Housing and Construction Minister Nick Smith confirmed the Government and the Auckland Council were planning to send letters warning the land owners their SHA status could be revoked.
"They'll probably find in the next few days they'll be getting a letter from Nick Smith, to say that if they don't progress or bring those Special Housing Areas on to the market, then the Special Housing Area designation will be taken off them," Key said.
A spokeswoman for Smith said Smith and Auckland Mayor Len Brown agreed at a quarterly Housing Accord steering group meeting last week to send the letters.
"The advice the Mayor and the Minister received at the time was that 70 of the 84 Special Housing Areas established to date in Auckland had applied for structural plans or resource consents, but 14 had not," the spokeswoman said.
"The letters informing the owners of these 14 areas of the option of revoking Special Housing Area status are being prepared. The letters will invite the owners to provide evidence of work being undertaken to bring the land into housing development, and will advise that if progress is not made, the Minister may revoke the Special Housing Area status," she said.
'Capital Gains Tax won't work, and won't happen'
Meanwhile, Key ruled out a Capital Gains Tax or any widening of taxes on capital gains made by rental property investors, as suggested by Spencer in last week's speech.
He said such a tax would not work to address any short term house price inflation as it would take too long to introduce and then too long to have an impact.
"I don't think the Capital Gains Tax would work, if that's what Grant Spencer was talking about in terms of a short term problem as he would define it in Auckland," Key said.
"In reality, firstly, if we wanted to put in a Capital Gains Tax, we would have to go to the electorate and campaign on it, because we specifically said we wouldn't. There is no way I would implement a Capital Gains Tax if we didn't have a mandate from the people. There already is a Capital Gains Tax and how that's applied is always open for debate. A new Capital Gains Tax is not something we'd promote," he said.
"Secondly, it would take a couple of years to theoretically devise that, and thirdly, the advice we've always had, is it would take a decade to get any revenue. So, it's not a short term fix, if that's the point Grant Spencer was making."
Key said a Capital Gains Tax had not been effective in controlling house price inflation in other markets and the Government's view was that bolstering the supply-side was the correct primary response, although the Reserve Bank could take further actions on its own.
"There are discussions between the Minister of Finance and the Reserve Bank around any other options they have available to them or we might want to consider. We've always said we're happy to continue those discussions and last week I said I actively encouraged them to continue to explore areas that they think they can make a difference in," he said.
Loan to income ratio?
Asked if the Reserve Bank could adopt British style loan to income ratio limits, Key said he had not seen any such proposals.
"We're not closed to saying if the bank has a view or the Minister of Finance has a view about some things the bank could do, we'll explore those," he said.

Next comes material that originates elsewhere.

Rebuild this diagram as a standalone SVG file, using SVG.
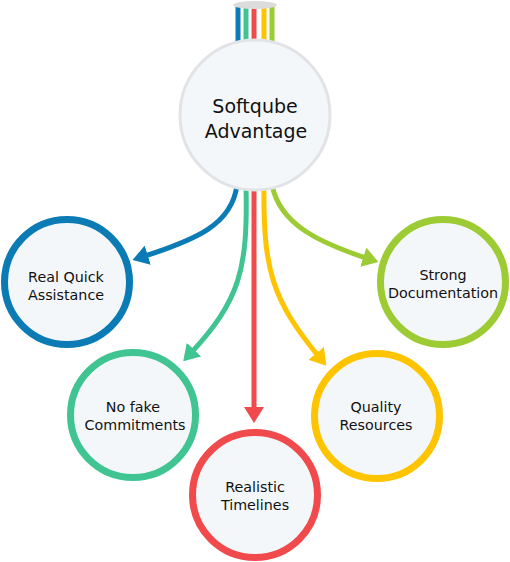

'Market says Auckland not over-valued'
Key also questioned the Reserve Bank's view that Auckland house prices could be over-valued, arguing there had not been a major correction in 45 years because the market believed the value was supported.
"One of the reasons why you probably haven't had a significant correction over the last 45 years is because there's a general view that house prices are not over-valued relative to a whole lot of different factors," Key said.

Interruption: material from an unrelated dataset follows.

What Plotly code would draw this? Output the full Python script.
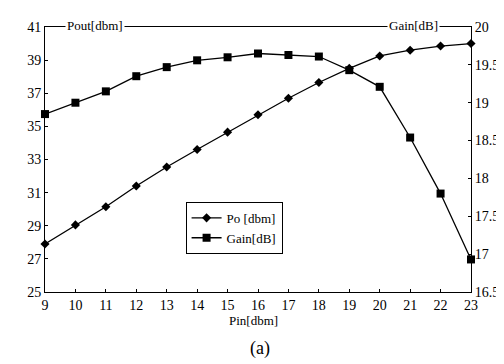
import plotly.graph_objects as go

pin = [9, 10, 11, 12, 13, 14, 15, 16, 17, 18, 19, 20, 21, 22, 23]
po_dbm = [27.9, 29.05, 30.15, 31.4, 32.55, 33.6, 34.65, 35.7, 36.7, 37.65, 38.5, 39.25, 39.6, 39.85, 40.0]
gain_db = [18.85, 19.0, 19.15, 19.35, 19.47, 19.56, 19.6, 19.65, 19.63, 19.61, 19.43, 19.21, 18.54, 17.8, 16.93]
x_ticks = list(range(9, 24))
left_ticks = [25, 27, 29, 31, 33, 35, 37, 39, 41]
right_ticks = [16.5, 17, 17.5, 18, 18.5, 19, 19.5, 20]
right_labels = ["16.5", "17", "17.5", "18", "18.5", "19", "19.5", "20"]

FONT = "Liberation Serif"

fig = go.Figure()
fig.add_trace(go.Scatter(
    x=pin, y=po_dbm, name="Po [dbm]", mode="lines+markers",
    line=dict(color="black", width=1.3),
    marker=dict(symbol="diamond", size=7, color="black"),
    cliponaxis=False,
))
fig.add_trace(go.Scatter(
    x=pin, y=gain_db, name="Gain[dB]", mode="lines+markers", yaxis="y2",
    line=dict(color="black", width=1.3),
    marker=dict(symbol="square", size=8, color="black"),
    cliponaxis=False,
))

axis_common = dict(showgrid=False, zeroline=False, showline=True, linecolor="black",
                   linewidth=1, ticks="inside", ticklen=3, tickcolor="black",
                   tickfont=dict(family=FONT, size=14, color="black"))

fig.update_layout(
    width=504, height=364,
    margin=dict(l=37, r=41, t=17, b=80),
    paper_bgcolor="white", plot_bgcolor="white",
    font=dict(family=FONT, color="black"),
    xaxis=dict(range=[9, 23], tickvals=x_ticks, mirror=True, **axis_common),
    yaxis=dict(range=[25, 41], tickvals=left_ticks, **axis_common),
    yaxis2=dict(range=[16.5, 20], tickvals=right_ticks, ticktext=right_labels,
                overlaying="y", side="right", **axis_common),
    showlegend=True,
    legend=dict(x=0.33, y=0.34, xanchor="left", yanchor="top",
                bordercolor="black", borderwidth=1, bgcolor="white",
                font=dict(family=FONT, size=13, color="black"),
                itemwidth=30, tracegroupgap=0),
    annotations=[
        dict(text="Pout[dbm]", x=0.117, y=1.0, xref="paper", yref="paper",
             xanchor="center", yanchor="bottom", showarrow=False,
             font=dict(family=FONT, size=13), bgcolor="white", yshift=-8),
        dict(text="Gain[dB]", x=0.865, y=1.0, xref="paper", yref="paper",
             xanchor="center", yanchor="bottom", showarrow=False,
             font=dict(family=FONT, size=13), bgcolor="white", yshift=-8),
        dict(text="Pin[dbm]", x=0.49, y=0, xref="paper", yref="paper",
             xanchor="center", yanchor="top", showarrow=False,
             font=dict(family=FONT, size=13), yshift=-19),
        dict(text="(a)", x=0.505, y=0, xref="paper", yref="paper",
             xanchor="center", yanchor="top", showarrow=False,
             font=dict(family=FONT, size=18), yshift=-44),
    ],
)

fig.write_html("out.html")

He was then asked if the Auckland market was still not over-valued.
"The market will always assess these things, not politicians. If you look at the general demand and the general structure of Auckland, I'm not saying prices shouldn't go up. I'm just saying If the market truly believed they were massively over-valued, then it wouldn't be the way that it is," he said.
He was then asked about the Reserve Bank's view that Auckland house prices were among the most over-valued in the world.
"If that's the case, then they haven't corrected," he said.
'General belief Auckland not over-valued'
Key said he accepted prices were going up too rapidly, but that the best response was to bulk up supply, which had worked in Christchurch.
"If there hasn't been a correction over 45 years, it's an indication of the fact that at this point -- for decades -- there's been a general belief that they've been appropriately valued at the time," he said.
"It doesn't mean there not going up too rapidly or the Government's doesn't want to help that dramatically by making sure there's more supply."
Key said the Government's "not sitting back doing nothing, but it's not a perfect market in housing and things take some time."
"Three or four years ago you were struggling to sell a house in Auckland. Now there's a lot of demand, but it's not a new issue," he said.
"House prices are still going up at a slower rate under us than under the previous Government."
REINZ figures show Auckland house prices rose 67% in the first six and a half years of the 1999-2008 Labour Government. They have risen 60% under the first six and a half years of the 2008-2015 National Government.